— BEGIN —

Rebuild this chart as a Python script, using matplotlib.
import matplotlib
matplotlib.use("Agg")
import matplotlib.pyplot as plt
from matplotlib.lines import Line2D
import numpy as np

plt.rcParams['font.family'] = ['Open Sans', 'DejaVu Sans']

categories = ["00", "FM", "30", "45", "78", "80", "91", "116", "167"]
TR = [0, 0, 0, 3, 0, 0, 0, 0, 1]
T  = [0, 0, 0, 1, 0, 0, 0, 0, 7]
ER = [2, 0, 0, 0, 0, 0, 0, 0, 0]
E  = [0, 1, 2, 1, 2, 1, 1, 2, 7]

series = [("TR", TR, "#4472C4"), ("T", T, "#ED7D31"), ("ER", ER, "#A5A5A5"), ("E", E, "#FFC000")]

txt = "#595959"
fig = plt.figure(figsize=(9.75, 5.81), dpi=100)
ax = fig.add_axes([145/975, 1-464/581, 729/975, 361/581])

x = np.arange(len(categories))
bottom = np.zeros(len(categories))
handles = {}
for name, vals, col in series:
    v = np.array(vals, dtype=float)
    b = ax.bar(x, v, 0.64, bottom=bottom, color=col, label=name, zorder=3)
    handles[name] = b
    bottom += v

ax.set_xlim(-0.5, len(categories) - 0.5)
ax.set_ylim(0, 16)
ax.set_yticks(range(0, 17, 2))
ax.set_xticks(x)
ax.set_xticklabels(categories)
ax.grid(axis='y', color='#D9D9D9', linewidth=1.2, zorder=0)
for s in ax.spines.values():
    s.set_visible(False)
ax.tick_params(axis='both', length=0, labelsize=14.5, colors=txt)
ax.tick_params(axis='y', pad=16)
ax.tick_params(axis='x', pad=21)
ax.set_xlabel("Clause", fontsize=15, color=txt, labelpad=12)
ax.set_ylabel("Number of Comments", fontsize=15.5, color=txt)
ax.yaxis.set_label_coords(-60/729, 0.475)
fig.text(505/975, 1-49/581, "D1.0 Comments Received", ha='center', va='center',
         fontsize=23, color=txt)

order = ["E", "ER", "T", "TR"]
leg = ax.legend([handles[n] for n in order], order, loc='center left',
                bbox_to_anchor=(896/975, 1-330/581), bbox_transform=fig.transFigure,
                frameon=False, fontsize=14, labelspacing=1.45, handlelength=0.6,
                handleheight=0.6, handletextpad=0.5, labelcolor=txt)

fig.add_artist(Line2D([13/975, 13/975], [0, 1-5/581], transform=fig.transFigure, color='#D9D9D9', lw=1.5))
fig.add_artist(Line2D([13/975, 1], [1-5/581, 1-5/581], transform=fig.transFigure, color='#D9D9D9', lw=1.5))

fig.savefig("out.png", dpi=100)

— END —

▶ **The exercise**: Return the material in full, exactly as shown.

▶ **Result**:
Rebuild this chart as a Python script, using matplotlib.
import matplotlib
matplotlib.use("Agg")
import matplotlib.pyplot as plt
from matplotlib.lines import Line2D
import numpy as np

plt.rcParams['font.family'] = ['Open Sans', 'DejaVu Sans']

categories = ["00", "FM", "30", "45", "78", "80", "91", "116", "167"]
TR = [0, 0, 0, 3, 0, 0, 0, 0, 1]
T  = [0, 0, 0, 1, 0, 0, 0, 0, 7]
ER = [2, 0, 0, 0, 0, 0, 0, 0, 0]
E  = [0, 1, 2, 1, 2, 1, 1, 2, 7]

series = [("TR", TR, "#4472C4"), ("T", T, "#ED7D31"), ("ER", ER, "#A5A5A5"), ("E", E, "#FFC000")]

txt = "#595959"
fig = plt.figure(figsize=(9.75, 5.81), dpi=100)
ax = fig.add_axes([145/975, 1-464/581, 729/975, 361/581])

x = np.arange(len(categories))
bottom = np.zeros(len(categories))
handles = {}
for name, vals, col in series:
    v = np.array(vals, dtype=float)
    b = ax.bar(x, v, 0.64, bottom=bottom, color=col, label=name, zorder=3)
    handles[name] = b
    bottom += v

ax.set_xlim(-0.5, len(categories) - 0.5)
ax.set_ylim(0, 16)
ax.set_yticks(range(0, 17, 2))
ax.set_xticks(x)
ax.set_xticklabels(categories)
ax.grid(axis='y', color='#D9D9D9', linewidth=1.2, zorder=0)
for s in ax.spines.values():
    s.set_visible(False)
ax.tick_params(axis='both', length=0, labelsize=14.5, colors=txt)
ax.tick_params(axis='y', pad=16)
ax.tick_params(axis='x', pad=21)
ax.set_xlabel("Clause", fontsize=15, color=txt, labelpad=12)
ax.set_ylabel("Number of Comments", fontsize=15.5, color=txt)
ax.yaxis.set_label_coords(-60/729, 0.475)
fig.text(505/975, 1-49/581, "D1.0 Comments Received", ha='center', va='center',
         fontsize=23, color=txt)

order = ["E", "ER", "T", "TR"]
leg = ax.legend([handles[n] for n in order], order, loc='center left',
                bbox_to_anchor=(896/975, 1-330/581), bbox_transform=fig.transFigure,
                frameon=False, fontsize=14, labelspacing=1.45, handlelength=0.6,
                handleheight=0.6, handletextpad=0.5, labelcolor=txt)

fig.add_artist(Line2D([13/975, 13/975], [0, 1-5/581], transform=fig.transFigure, color='#D9D9D9', lw=1.5))
fig.add_artist(Line2D([13/975, 1], [1-5/581, 1-5/581], transform=fig.transFigure, color='#D9D9D9', lw=1.5))

fig.savefig("out.png", dpi=100)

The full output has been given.